**WHAT THE TASK ASKS:** Render the material again word for word, skipping the pictures in it.

─── AVAILABLE DATA

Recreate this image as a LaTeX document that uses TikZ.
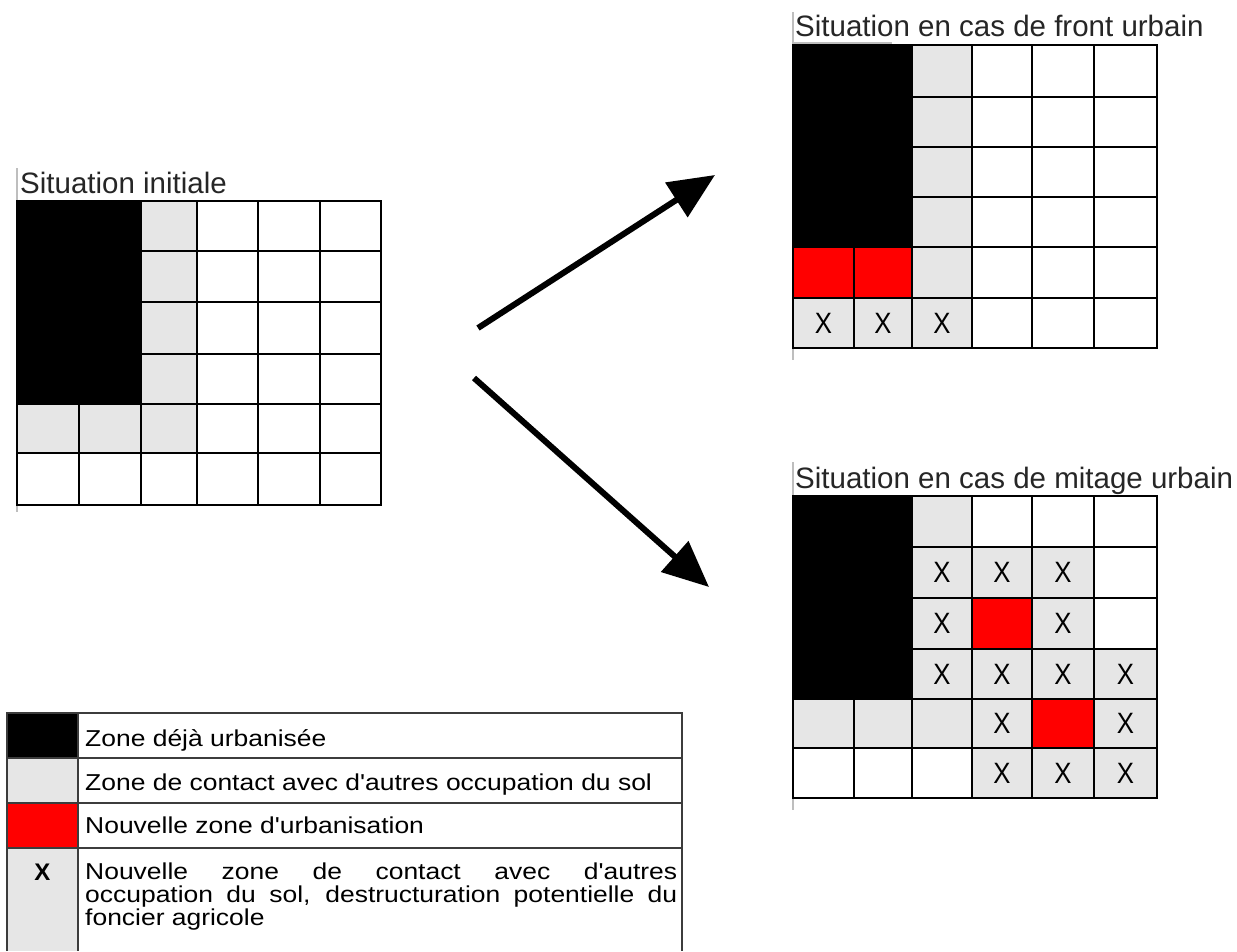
\documentclass[tikz,border=0pt]{standalone}
\usepackage{fontspec}
\setmainfont{Liberation Sans}[Ligatures=TeXOff]
\usetikzlibrary{arrows.meta}
\definecolor{cgray}{RGB}{230,230,230}
\definecolor{cred}{RGB}{255,0,0}
\definecolor{frameline}{RGB}{190,190,190}
\definecolor{legline}{RGB}{60,60,60}

\newcommand\gbox[2]{%
  \pgfmathsetmacro\xa{\CX[#1-1]}\pgfmathsetmacro\xb{\CX[#1]}%
  \pgfmathsetmacro\ya{\RY[#2-1]}\pgfmathsetmacro\yb{\RY[#2]}}
\newcommand\gfill[3]{\gbox{#1}{#2}\fill[#3] (\xa,\ya) rectangle (\xb,\yb);}
\newcommand\gmark[3]{\gbox{#1}{#2}\node[xmark] (#3) at ({(\xa+\xb)/2},{(\ya+\yb)/2}) {\scalebox{0.92}[1.05]{X}};}
\newcommand\glines{%
  \foreach \i in {0,...,6}{%
    \pgfmathsetmacro\xx{\CX[\i]}\pgfmathsetmacro\yy{\RY[\i]}%
    \pgfmathsetmacro\gT{\RY[0]}\pgfmathsetmacro\gB{\RY[6]}%
    \pgfmathsetmacro\gL{\CX[0]}\pgfmathsetmacro\gR{\CX[6]}%
    \draw[gridline] (\xx,\gT) -- (\xx,\gB);
    \draw[gridline] (\gL,\yy) -- (\gR,\yy);}%
  \pgfmathsetmacro\gL{\CX[0]}\pgfmathsetmacro\gT{\RY[0]}%
  \pgfmathsetmacro\bR{\CX[2]}\pgfmathsetmacro\bB{\RY[4]}%
  \fill[black] (\gL,\gT) rectangle (\bR,\bB);}
\newcommand\lt[1]{\scalebox{1.15}[1]{#1}}

\begin{document}
\begin{tikzpicture}[x=1pt,y=-1pt,
  gridline/.style={line width=2pt, line cap=rect, black},
  xmark/.style={inner sep=0pt, font=\fontsize{28}{28}\selectfont, text=black},
  title/.style={anchor=base west, inner sep=0pt, font=\fontsize{29.5}{30}\selectfont, text=black!85},
  legtext/.style={anchor=base west, inner sep=0pt, font=\fontsize{23}{23}\selectfont},
  legrule/.style={line width=1.5pt, draw=legline},
  framerule/.style={line width=1.2pt, draw=frameline},
  bigarrow/.style={line width=6pt, -{Triangle[length=46pt,width=40pt]}}]
\useasboundingbox (0,0) rectangle (1237,951);
\fill[white] (0,0) rectangle (1237,951);

% ---------- initial situation ----------
\draw[framerule] (17,168) -- (17,512);
\node[title] (tinit) at (20,193) {Situation initiale};
\def\CX{{17,79,141,197,258,320,381}}
\def\RY{{201,251,302,354,404,453,505}}
\foreach \c/\r in {3/1,3/2,3/3,3/4,3/5,1/5,2/5}{\gfill{\c}{\r}{cgray}}
\glines

% ---------- front urbain ----------
\draw[framerule] (793,12) -- (793,360);
\draw[framerule] (793,43) -- (892,43);
\node[title] (tfront) at (795,36) {Situation en cas de front urbain};
\def\CX{{793,854,912,972,1032,1094,1157}}
\def\RY{{45,97,147,197,247,298,348}}
\foreach \c/\r in {3/1,3/2,3/3,3/4,3/5,3/6,1/6,2/6}{\gfill{\c}{\r}{cgray}}
\foreach \c/\r in {1/5,2/5}{\gfill{\c}{\r}{cred}}
\glines
\foreach \c/\r in {1/6,2/6,3/6}{\gmark{\c}{\r}{fx\c\r}}

% ---------- mitage urbain ----------
\draw[framerule] (793,462) -- (793,810);
\node[title] (tmit) at (795,488) {Situation en cas de mitage urbain};
\def\CX{{793,854,912,972,1032,1094,1157}}
\def\RY{{496,547,598,649,699,748,798}}
\foreach \c/\r in {3/1,3/2,4/2,5/2,3/3,5/3,3/4,4/4,5/4,6/4,1/5,2/5,3/5,4/5,6/5,4/6,5/6,6/6}{\gfill{\c}{\r}{cgray}}
\foreach \c/\r in {4/3,5/5}{\gfill{\c}{\r}{cred}}
\glines
\foreach \c/\r in {3/2,4/2,5/2,3/3,5/3,3/4,4/4,5/4,6/4,4/5,6/5,4/6,5/6,6/6}{\gmark{\c}{\r}{mx\c\r}}

% ---------- arrows ----------
\coordinate (a1s) at (478,328);
\coordinate (a1e) at (715,175);
\coordinate (a2s) at (474,378);
\coordinate (a2e) at (709,587);
\draw[bigarrow] (a1s) -- (a1e);
\draw[bigarrow] (a2s) -- (a2e);

% ---------- legend ----------
\fill[black] (7,713) rectangle (78,758);
\fill[cgray] (7,758) rectangle (78,803);
\fill[cred] (7,803) rectangle (78,848);
\fill[cgray] (7,848) rectangle (78,951);
\draw[legrule] (7,951) -- (7,713) -- (682,713) -- (682,951);
\draw[legrule] (7,758) -- (682,758);
\draw[legrule] (7,803) -- (682,803);
\draw[legrule] (7,848) -- (682,848);
\draw[legrule] (78,713) -- (78,951);
\node[legtext] (l1) at (85,746) {\lt{Zone déjà urbanisée}};
\node[legtext] (l2) at (85,790) {\lt{Zone de contact avec d'autres occupation du sol}};
\node[legtext] (l3) at (85,833) {\lt{Nouvelle zone d'urbanisation}};
\node[legtext, anchor=base, font=\bfseries\fontsize{24}{24}\selectfont] (lx) at (42.5,880) {X};
\node[legtext] (l4a) at (85,879) {\lt{\makebox[514.8pt][s]{Nouvelle zone de contact avec d'autres}}};
\node[legtext] (l4b) at (85,902) {\lt{\makebox[514.8pt][s]{occupation du sol, destructuration potentielle du}}};
\node[legtext] (l4c) at (85,925) {\lt{foncier agricole}};
\end{tikzpicture}
\end{document}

──────

**OUTPUT OF THE TASK:**
Recreate this image as a LaTeX document that uses TikZ.
\documentclass[tikz,border=0pt]{standalone}
\usepackage{fontspec}
\setmainfont{Liberation Sans}[Ligatures=TeXOff]
\usetikzlibrary{arrows.meta}
\definecolor{cgray}{RGB}{230,230,230}
\definecolor{cred}{RGB}{255,0,0}
\definecolor{frameline}{RGB}{190,190,190}
\definecolor{legline}{RGB}{60,60,60}

\newcommand\gbox[2]{%
  \pgfmathsetmacro\xa{\CX[#1-1]}\pgfmathsetmacro\xb{\CX[#1]}%
  \pgfmathsetmacro\ya{\RY[#2-1]}\pgfmathsetmacro\yb{\RY[#2]}}
\newcommand\gfill[3]{\gbox{#1}{#2}\fill[#3] (\xa,\ya) rectangle (\xb,\yb);}
\newcommand\gmark[3]{\gbox{#1}{#2}\node[xmark] (#3) at ({(\xa+\xb)/2},{(\ya+\yb)/2}) {\scalebox{0.92}[1.05]{X}};}
\newcommand\glines{%
  \foreach \i in {0,...,6}{%
    \pgfmathsetmacro\xx{\CX[\i]}\pgfmathsetmacro\yy{\RY[\i]}%
    \pgfmathsetmacro\gT{\RY[0]}\pgfmathsetmacro\gB{\RY[6]}%
    \pgfmathsetmacro\gL{\CX[0]}\pgfmathsetmacro\gR{\CX[6]}%
    \draw[gridline] (\xx,\gT) -- (\xx,\gB);
    \draw[gridline] (\gL,\yy) -- (\gR,\yy);}%
  \pgfmathsetmacro\gL{\CX[0]}\pgfmathsetmacro\gT{\RY[0]}%
  \pgfmathsetmacro\bR{\CX[2]}\pgfmathsetmacro\bB{\RY[4]}%
  \fill[black] (\gL,\gT) rectangle (\bR,\bB);}
\newcommand\lt[1]{\scalebox{1.15}[1]{#1}}

\begin{document}
\begin{tikzpicture}[x=1pt,y=-1pt,
  gridline/.style={line width=2pt, line cap=rect, black},
  xmark/.style={inner sep=0pt, font=\fontsize{28}{28}\selectfont, text=black},
  title/.style={anchor=base west, inner sep=0pt, font=\fontsize{29.5}{30}\selectfont, text=black!85},
  legtext/.style={anchor=base west, inner sep=0pt, font=\fontsize{23}{23}\selectfont},
  legrule/.style={line width=1.5pt, draw=legline},
  framerule/.style={line width=1.2pt, draw=frameline},
  bigarrow/.style={line width=6pt, -{Triangle[length=46pt,width=40pt]}}]
\useasboundingbox (0,0) rectangle (1237,951);
\fill[white] (0,0) rectangle (1237,951);

% ---------- initial situation ----------
\draw[framerule] (17,168) -- (17,512);
\node[title] (tinit) at (20,193) {Situation initiale};
\def\CX{{17,79,141,197,258,320,381}}
\def\RY{{201,251,302,354,404,453,505}}
\foreach \c/\r in {3/1,3/2,3/3,3/4,3/5,1/5,2/5}{\gfill{\c}{\r}{cgray}}
\glines

% ---------- front urbain ----------
\draw[framerule] (793,12) -- (793,360);
\draw[framerule] (793,43) -- (892,43);
\node[title] (tfront) at (795,36) {Situation en cas de front urbain};
\def\CX{{793,854,912,972,1032,1094,1157}}
\def\RY{{45,97,147,197,247,298,348}}
\foreach \c/\r in {3/1,3/2,3/3,3/4,3/5,3/6,1/6,2/6}{\gfill{\c}{\r}{cgray}}
\foreach \c/\r in {1/5,2/5}{\gfill{\c}{\r}{cred}}
\glines
\foreach \c/\r in {1/6,2/6,3/6}{\gmark{\c}{\r}{fx\c\r}}

% ---------- mitage urbain ----------
\draw[framerule] (793,462) -- (793,810);
\node[title] (tmit) at (795,488) {Situation en cas de mitage urbain};
\def\CX{{793,854,912,972,1032,1094,1157}}
\def\RY{{496,547,598,649,699,748,798}}
\foreach \c/\r in {3/1,3/2,4/2,5/2,3/3,5/3,3/4,4/4,5/4,6/4,1/5,2/5,3/5,4/5,6/5,4/6,5/6,6/6}{\gfill{\c}{\r}{cgray}}
\foreach \c/\r in {4/3,5/5}{\gfill{\c}{\r}{cred}}
\glines
\foreach \c/\r in {3/2,4/2,5/2,3/3,5/3,3/4,4/4,5/4,6/4,4/5,6/5,4/6,5/6,6/6}{\gmark{\c}{\r}{mx\c\r}}

% ---------- arrows ----------
\coordinate (a1s) at (478,328);
\coordinate (a1e) at (715,175);
\coordinate (a2s) at (474,378);
\coordinate (a2e) at (709,587);
\draw[bigarrow] (a1s) -- (a1e);
\draw[bigarrow] (a2s) -- (a2e);

% ---------- legend ----------
\fill[black] (7,713) rectangle (78,758);
\fill[cgray] (7,758) rectangle (78,803);
\fill[cred] (7,803) rectangle (78,848);
\fill[cgray] (7,848) rectangle (78,951);
\draw[legrule] (7,951) -- (7,713) -- (682,713) -- (682,951);
\draw[legrule] (7,758) -- (682,758);
\draw[legrule] (7,803) -- (682,803);
\draw[legrule] (7,848) -- (682,848);
\draw[legrule] (78,713) -- (78,951);
\node[legtext] (l1) at (85,746) {\lt{Zone déjà urbanisée}};
\node[legtext] (l2) at (85,790) {\lt{Zone de contact avec d'autres occupation du sol}};
\node[legtext] (l3) at (85,833) {\lt{Nouvelle zone d'urbanisation}};
\node[legtext, anchor=base, font=\bfseries\fontsize{24}{24}\selectfont] (lx) at (42.5,880) {X};
\node[legtext] (l4a) at (85,879) {\lt{\makebox[514.8pt][s]{Nouvelle zone de contact avec d'autres}}};
\node[legtext] (l4b) at (85,902) {\lt{\makebox[514.8pt][s]{occupation du sol, destructuration potentielle du}}};
\node[legtext] (l4c) at (85,925) {\lt{foncier agricole}};
\end{tikzpicture}
\end{document}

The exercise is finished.